Hope on the Balkans Kosov@ Crisis
Protests in Serbia, opposition leaders pessimistic
Yesterday in Krusevac 2,500 reservists that returned from Kosovo protested when they received orders to return to the province. Reservists and their families made their way to the military district headquarters, where an officer said the orders were for those who wanted to return to Kosovo voluntarily. Those who did not volunteer could return home. Protesters responded with shouts: "Red bandits!" and "Enough lies!" Similar protests continued in Raska and Aleksandrovac. Police had prevented a protest rally on Sunday in Cacak, another Serbian town where opposition to the war surfaced last week. A Citizens parliament in Cacak sent a letter to Montenegro's President Milo Djukanovic supporting his stand and denouncing the Yugoslav federal government's "adventurist policy based on the ideology of collective suicide". But prominent opposition members doubt the protests will spread across the country or seriously influence Milosevic's military or diplomatic strategies.
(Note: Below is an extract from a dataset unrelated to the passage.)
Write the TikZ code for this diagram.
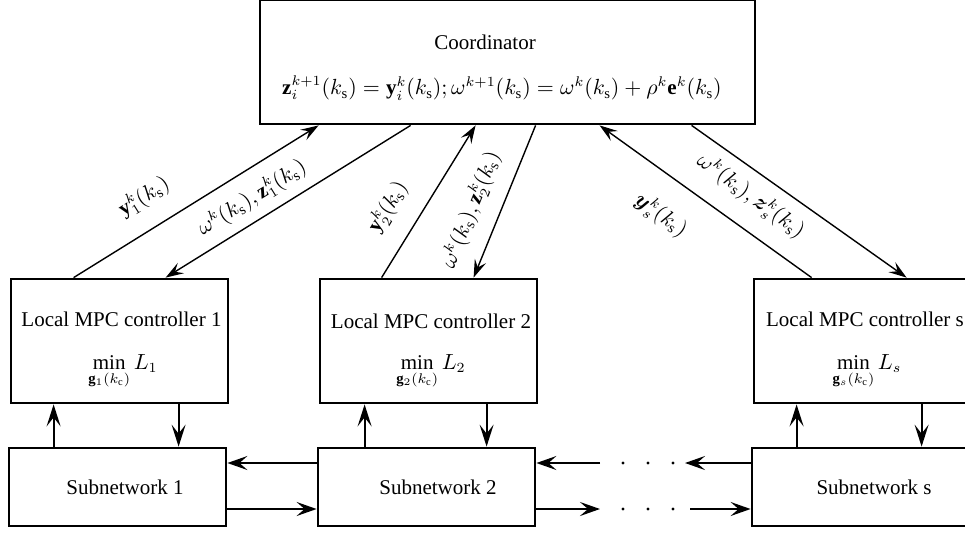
\documentclass[tikz,border=0pt]{standalone}
\usepackage{amsmath,amssymb}
\usepackage{fontspec}
\setmainfont{Liberation Serif}
\usetikzlibrary{arrows.meta,calc}
\begin{document}
\begin{tikzpicture}[x=0.5pt,y=-0.5pt,
  box/.style={draw, line width=1.4pt, inner sep=0pt, minimum width=108.5pt, minimum height=62pt},
  subbox/.style={box, minimum height=39pt},
  txt/.style={font=\fontsize{10.5}{12.6}\selectfont, inner sep=0pt},
  thinarrow/.style={line width=0.7pt, -{Stealth[length=9pt,width=6pt,inset=3.5pt]}},
  vertarrow/.style={line width=0.9pt, -{Stealth[length=11pt,width=7pt,inset=4.5pt]}},
  horarrow/.style={line width=1.1pt, -{Stealth[length=10pt,width=7pt,inset=4pt]}}
  ]
\useasboundingbox (0,0) rectangle (965,532);
\clip (0,0) rectangle (965,532);
% boxes
\node[box, minimum width=247.5pt, minimum height=62pt] (coord) at (507.5,62) {};
\node[box] (mpc1) at (119.5,341) {};
\node[box] (mpc2) at (428.5,341) {};
\node[box] (mpcs) at (862.5,341) {};
\node[subbox] (sub1) at (117.5,487) {};
\node[subbox] (sub2) at (426.5,487) {};
\node[subbox] (subs) at (860.5,487) {};
% texts
\node[txt] (tcoord) at (485,42) {Coordinator};
\node[txt] (tform) at (502,88) {$\mathbf{z}_i^{k+1}(k_\mathrm{s})=\mathbf{y}_i^k(k_\mathrm{s});\omega^{k+1}(k_\mathrm{s})=\omega^k(k_\mathrm{s})+\rho^k\mathbf{e}^k(k_\mathrm{s})$};
\node[txt] (tmpc1) at (121.5,319) {Local MPC controller 1};
\node[txt] (tmpc2) at (431,321) {Local MPC controller 2};
\node[txt] (tmpcs) at (865,319) {Local MPC controller s};
\node[txt] (tmin1) at (123,372) {$\min\limits_{\mathbf{g}_1(k_\mathrm{c})} L_1$};
\node[txt] (tmin2) at (431,372) {$\min\limits_{\mathbf{g}_2(k_\mathrm{c})} L_2$};
\node[txt] (tmins) at (867,372) {$\min\limits_{\mathbf{g}_s(k_\mathrm{c})} L_s$};
\node[txt] (tsub1) at (125,487) {Subnetwork 1};
\node[txt] (tsub2) at (438,487) {Subnetwork 2};
\node[txt] (tsubs) at (874,487) {Subnetwork s};
% diagonal connectors
\draw[thinarrow] ($(mpc1.north west)+(64,0)$) -- ($(coord.south west)+(60,0)$);
\draw[thinarrow] ($(coord.south west)+(152,0)$) -- ($(mpc1.north west)+(156,0)$);
\draw[thinarrow] ($(mpc2.north west)+(63,0)$) -- ($(coord.south west)+(217,0)$);
\draw[thinarrow] ($(coord.south west)+(277,0)$) -- ($(mpc2.north west)+(155,0)$);
\draw[thinarrow] ($(mpcs.north west)+(59,0)$) -- ($(coord.south west)+(341,0)$);
\draw[thinarrow] ($(coord.south west)+(433,0)$) -- ($(mpcs.north west)+(154,0)$);
% labels
\node[txt, rotate=32] (ly1) at (144,197) {$\mathbf{y}_1^k(k_\mathrm{s})$};
\node[txt, rotate=32] (lw1) at (252,198) {$\omega^k(k_\mathrm{s}),\mathbf{z}_1^k(k_\mathrm{s})$};
\node[txt, rotate=59] (ly2) at (388,207) {$\mathbf{y}_2^k(k_\mathrm{s})$};
\node[txt, rotate=68] (lw2) at (471,210) {$\omega^k(k_\mathrm{s}),\mathbf{z}_2^k(k_\mathrm{s})$};
\node[txt, rotate=-36] (lys) at (661,215) {$\boldsymbol{y}_s^k(k_\mathrm{s})$};
\node[txt, rotate=-36] (lws) at (751,196) {$\omega^k(k_\mathrm{s}),\boldsymbol{z}_s^k(k_\mathrm{s})$};
% vertical connectors
\draw[vertarrow] ($(sub1.north west)+(46,0)$) -- ($(mpc1.south west)+(44,0)$);
\draw[vertarrow] ($(mpc1.south west)+(169,0)$) -- ($(sub1.north west)+(171,0)$);
\draw[vertarrow] ($(sub2.north west)+(48,0)$) -- ($(mpc2.south west)+(46,0)$);
\draw[vertarrow] ($(mpc2.south west)+(168,0)$) -- ($(sub2.north west)+(170,0)$);
\draw[vertarrow] ($(subs.north west)+(46,0)$) -- ($(mpcs.south west)+(44,0)$);
\draw[vertarrow] ($(mpcs.south west)+(169,0)$) -- ($(subs.north west)+(171,0)$);
% horizontal connectors
\coordinate (a1) at (685,463);
\coordinate (a2) at (600,463);
\coordinate (b1) at (600,509);
\coordinate (b2) at (690,509);
\draw[horarrow] (sub2.west |- a1) -- (sub1.east |- a1);
\draw[horarrow] (sub1.east |- b1) -- (sub2.west |- b1);
\draw[horarrow] (subs.west |- a1) -- (a1);
\draw[horarrow] (a2) -- (sub2.east |- a2);
\draw[horarrow] (sub2.east |- b1) -- (b1);
\draw[horarrow] (b2) -- (subs.west |- b2);
% dots
\foreach \dx in {623,648,673}{
  \fill (\dx,463) circle (0.8pt);
  \fill (\dx,509) circle (0.8pt);
}
\end{tikzpicture}
\end{document}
They said it is impossible to mount public protests against Milosevic, because outrage over NATO's campaign is widespread and open dissent is seen as comforting the enemy. Serious protest against Milosevic would have to wait until after the war, they said. Vuk Draskovic, the leader of Serbia's largest opposition party (SPO), who was deputy prime minister until he was fired last month by Milosevic said: "We are not [in] opposition to Serbia; we are fighting for Serbia. Today we are fighters against NATO. Tomorrow we will be fighting against Milosevic."